··· GIVEN RECORDS ···
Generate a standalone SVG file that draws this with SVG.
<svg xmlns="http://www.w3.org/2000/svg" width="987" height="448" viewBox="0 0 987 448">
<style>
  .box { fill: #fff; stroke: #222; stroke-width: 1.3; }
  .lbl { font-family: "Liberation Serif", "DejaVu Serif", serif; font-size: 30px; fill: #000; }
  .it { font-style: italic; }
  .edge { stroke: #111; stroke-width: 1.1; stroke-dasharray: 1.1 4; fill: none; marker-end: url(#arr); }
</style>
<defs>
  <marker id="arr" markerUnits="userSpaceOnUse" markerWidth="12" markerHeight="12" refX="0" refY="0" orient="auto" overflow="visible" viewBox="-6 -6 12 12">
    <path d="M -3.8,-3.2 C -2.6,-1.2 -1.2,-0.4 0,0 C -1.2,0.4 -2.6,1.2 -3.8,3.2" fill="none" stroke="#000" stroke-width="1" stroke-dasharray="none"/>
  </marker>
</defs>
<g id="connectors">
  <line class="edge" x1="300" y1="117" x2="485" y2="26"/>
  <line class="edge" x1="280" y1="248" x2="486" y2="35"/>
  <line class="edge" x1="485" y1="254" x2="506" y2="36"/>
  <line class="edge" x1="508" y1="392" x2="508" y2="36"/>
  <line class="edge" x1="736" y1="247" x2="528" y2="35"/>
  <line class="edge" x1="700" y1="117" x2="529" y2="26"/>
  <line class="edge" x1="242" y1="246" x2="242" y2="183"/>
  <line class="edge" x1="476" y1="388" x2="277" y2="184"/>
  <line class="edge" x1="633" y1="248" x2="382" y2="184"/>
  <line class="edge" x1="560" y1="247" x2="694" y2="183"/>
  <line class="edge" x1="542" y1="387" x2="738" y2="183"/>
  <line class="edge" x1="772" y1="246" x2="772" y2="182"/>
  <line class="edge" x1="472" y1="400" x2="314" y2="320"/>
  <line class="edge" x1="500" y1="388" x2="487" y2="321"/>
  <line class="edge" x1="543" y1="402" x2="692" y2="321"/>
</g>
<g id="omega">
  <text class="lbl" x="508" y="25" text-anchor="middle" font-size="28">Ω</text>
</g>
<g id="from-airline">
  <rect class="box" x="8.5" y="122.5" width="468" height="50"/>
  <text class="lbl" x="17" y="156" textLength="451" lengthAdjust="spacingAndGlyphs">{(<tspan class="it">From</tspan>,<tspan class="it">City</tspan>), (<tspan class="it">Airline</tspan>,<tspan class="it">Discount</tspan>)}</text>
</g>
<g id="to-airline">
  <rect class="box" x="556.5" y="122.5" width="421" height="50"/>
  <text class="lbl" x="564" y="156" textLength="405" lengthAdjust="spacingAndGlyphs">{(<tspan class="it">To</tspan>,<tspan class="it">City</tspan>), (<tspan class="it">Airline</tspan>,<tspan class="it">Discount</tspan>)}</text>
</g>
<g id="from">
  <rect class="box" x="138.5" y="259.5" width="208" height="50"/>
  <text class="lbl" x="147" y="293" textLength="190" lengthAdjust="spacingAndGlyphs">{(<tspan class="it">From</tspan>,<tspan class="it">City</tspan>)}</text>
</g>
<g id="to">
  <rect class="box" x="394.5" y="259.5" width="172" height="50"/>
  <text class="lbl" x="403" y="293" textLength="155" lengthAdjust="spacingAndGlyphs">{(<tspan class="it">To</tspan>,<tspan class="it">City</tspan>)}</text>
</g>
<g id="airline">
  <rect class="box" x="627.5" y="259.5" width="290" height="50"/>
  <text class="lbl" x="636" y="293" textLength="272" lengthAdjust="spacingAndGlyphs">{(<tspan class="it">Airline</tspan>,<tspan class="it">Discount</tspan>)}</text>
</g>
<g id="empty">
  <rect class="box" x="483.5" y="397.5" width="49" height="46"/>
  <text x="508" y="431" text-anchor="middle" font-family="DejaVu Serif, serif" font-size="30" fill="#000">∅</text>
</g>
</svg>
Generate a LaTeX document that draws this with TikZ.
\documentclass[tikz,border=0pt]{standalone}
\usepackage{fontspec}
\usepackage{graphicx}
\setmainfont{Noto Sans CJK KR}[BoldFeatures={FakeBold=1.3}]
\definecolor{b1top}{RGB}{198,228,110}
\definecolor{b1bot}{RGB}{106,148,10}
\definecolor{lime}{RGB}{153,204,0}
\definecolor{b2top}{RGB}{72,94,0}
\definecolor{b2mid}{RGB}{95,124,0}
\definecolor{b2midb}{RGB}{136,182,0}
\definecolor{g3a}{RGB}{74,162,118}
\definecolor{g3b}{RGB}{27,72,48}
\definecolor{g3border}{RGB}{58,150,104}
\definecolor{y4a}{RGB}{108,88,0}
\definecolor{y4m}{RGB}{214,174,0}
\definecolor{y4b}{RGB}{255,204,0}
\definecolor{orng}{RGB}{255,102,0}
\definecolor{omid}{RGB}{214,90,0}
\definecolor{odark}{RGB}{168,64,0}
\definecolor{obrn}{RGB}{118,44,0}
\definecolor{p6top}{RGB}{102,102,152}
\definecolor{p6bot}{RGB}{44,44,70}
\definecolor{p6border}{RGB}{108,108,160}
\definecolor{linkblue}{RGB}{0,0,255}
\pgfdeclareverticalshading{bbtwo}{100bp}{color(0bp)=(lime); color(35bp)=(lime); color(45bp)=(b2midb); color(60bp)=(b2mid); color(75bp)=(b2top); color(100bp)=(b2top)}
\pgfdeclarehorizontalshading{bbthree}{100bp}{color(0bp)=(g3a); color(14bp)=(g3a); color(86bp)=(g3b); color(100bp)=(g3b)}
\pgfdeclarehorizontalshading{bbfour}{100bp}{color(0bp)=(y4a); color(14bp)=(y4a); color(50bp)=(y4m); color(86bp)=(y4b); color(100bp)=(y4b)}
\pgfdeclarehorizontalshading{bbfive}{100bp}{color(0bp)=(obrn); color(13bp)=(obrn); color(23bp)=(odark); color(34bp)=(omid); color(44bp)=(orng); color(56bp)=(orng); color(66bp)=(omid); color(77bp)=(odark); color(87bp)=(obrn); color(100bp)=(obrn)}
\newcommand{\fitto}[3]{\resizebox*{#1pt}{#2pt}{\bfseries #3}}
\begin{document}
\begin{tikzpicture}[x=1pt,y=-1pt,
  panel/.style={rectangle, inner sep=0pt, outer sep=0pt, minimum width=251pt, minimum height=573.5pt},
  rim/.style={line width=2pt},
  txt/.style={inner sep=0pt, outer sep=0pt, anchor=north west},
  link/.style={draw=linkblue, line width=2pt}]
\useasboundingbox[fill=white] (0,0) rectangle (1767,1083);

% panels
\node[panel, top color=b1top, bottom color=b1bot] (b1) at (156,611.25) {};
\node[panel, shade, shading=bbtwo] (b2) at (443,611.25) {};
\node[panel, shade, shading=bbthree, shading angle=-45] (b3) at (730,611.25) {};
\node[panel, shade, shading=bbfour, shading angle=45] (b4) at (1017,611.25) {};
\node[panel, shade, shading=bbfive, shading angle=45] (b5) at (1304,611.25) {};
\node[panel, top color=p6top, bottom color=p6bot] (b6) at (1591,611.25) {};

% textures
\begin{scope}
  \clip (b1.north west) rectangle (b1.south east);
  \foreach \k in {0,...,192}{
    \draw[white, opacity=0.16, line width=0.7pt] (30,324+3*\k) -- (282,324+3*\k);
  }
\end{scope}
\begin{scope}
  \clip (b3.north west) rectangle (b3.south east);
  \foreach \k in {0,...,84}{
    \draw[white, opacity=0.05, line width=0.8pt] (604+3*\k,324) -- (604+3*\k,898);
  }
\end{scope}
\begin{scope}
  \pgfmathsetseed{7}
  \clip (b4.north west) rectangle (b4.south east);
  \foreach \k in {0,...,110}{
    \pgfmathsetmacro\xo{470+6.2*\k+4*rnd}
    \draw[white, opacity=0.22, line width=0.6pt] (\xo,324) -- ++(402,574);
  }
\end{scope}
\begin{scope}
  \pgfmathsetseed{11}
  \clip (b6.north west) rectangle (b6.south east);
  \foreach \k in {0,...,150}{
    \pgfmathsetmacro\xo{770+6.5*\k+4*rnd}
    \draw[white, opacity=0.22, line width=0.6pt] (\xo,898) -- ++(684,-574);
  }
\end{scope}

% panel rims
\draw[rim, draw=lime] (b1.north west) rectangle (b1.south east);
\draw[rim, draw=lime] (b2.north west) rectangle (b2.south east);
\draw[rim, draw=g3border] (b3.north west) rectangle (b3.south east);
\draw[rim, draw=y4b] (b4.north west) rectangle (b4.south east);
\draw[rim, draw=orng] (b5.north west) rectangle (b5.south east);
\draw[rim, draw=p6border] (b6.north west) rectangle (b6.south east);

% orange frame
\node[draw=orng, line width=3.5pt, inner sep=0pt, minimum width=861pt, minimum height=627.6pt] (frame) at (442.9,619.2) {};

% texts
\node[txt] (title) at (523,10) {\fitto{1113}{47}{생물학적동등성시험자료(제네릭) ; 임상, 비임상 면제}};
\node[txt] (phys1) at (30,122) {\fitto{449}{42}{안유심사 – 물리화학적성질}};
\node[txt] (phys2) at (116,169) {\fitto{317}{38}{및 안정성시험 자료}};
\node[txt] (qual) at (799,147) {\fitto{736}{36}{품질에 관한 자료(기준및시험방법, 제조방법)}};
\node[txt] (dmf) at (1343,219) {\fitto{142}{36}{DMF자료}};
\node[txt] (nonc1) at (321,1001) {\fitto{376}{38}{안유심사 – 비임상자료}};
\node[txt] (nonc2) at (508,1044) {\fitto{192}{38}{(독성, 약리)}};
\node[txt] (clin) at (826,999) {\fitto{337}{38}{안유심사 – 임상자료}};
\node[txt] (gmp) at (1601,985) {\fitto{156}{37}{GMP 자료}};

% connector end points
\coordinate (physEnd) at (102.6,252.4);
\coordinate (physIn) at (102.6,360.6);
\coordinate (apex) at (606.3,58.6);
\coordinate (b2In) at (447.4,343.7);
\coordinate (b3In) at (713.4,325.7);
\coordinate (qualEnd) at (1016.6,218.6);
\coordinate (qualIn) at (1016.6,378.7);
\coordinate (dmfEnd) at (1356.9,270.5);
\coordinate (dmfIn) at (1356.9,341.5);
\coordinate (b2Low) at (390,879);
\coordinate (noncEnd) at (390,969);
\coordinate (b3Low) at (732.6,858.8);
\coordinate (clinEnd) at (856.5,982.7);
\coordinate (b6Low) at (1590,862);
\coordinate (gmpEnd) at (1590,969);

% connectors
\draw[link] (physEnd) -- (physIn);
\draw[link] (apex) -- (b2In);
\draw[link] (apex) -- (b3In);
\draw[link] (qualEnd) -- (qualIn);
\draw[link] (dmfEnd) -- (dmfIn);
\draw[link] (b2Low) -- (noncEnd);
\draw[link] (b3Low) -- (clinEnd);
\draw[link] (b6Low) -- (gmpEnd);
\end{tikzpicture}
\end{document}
···
- **TO DO**: Work out how many lines in the records above contain the word "with", and give only that number.

- **EXERCISE SOLUTION**: 2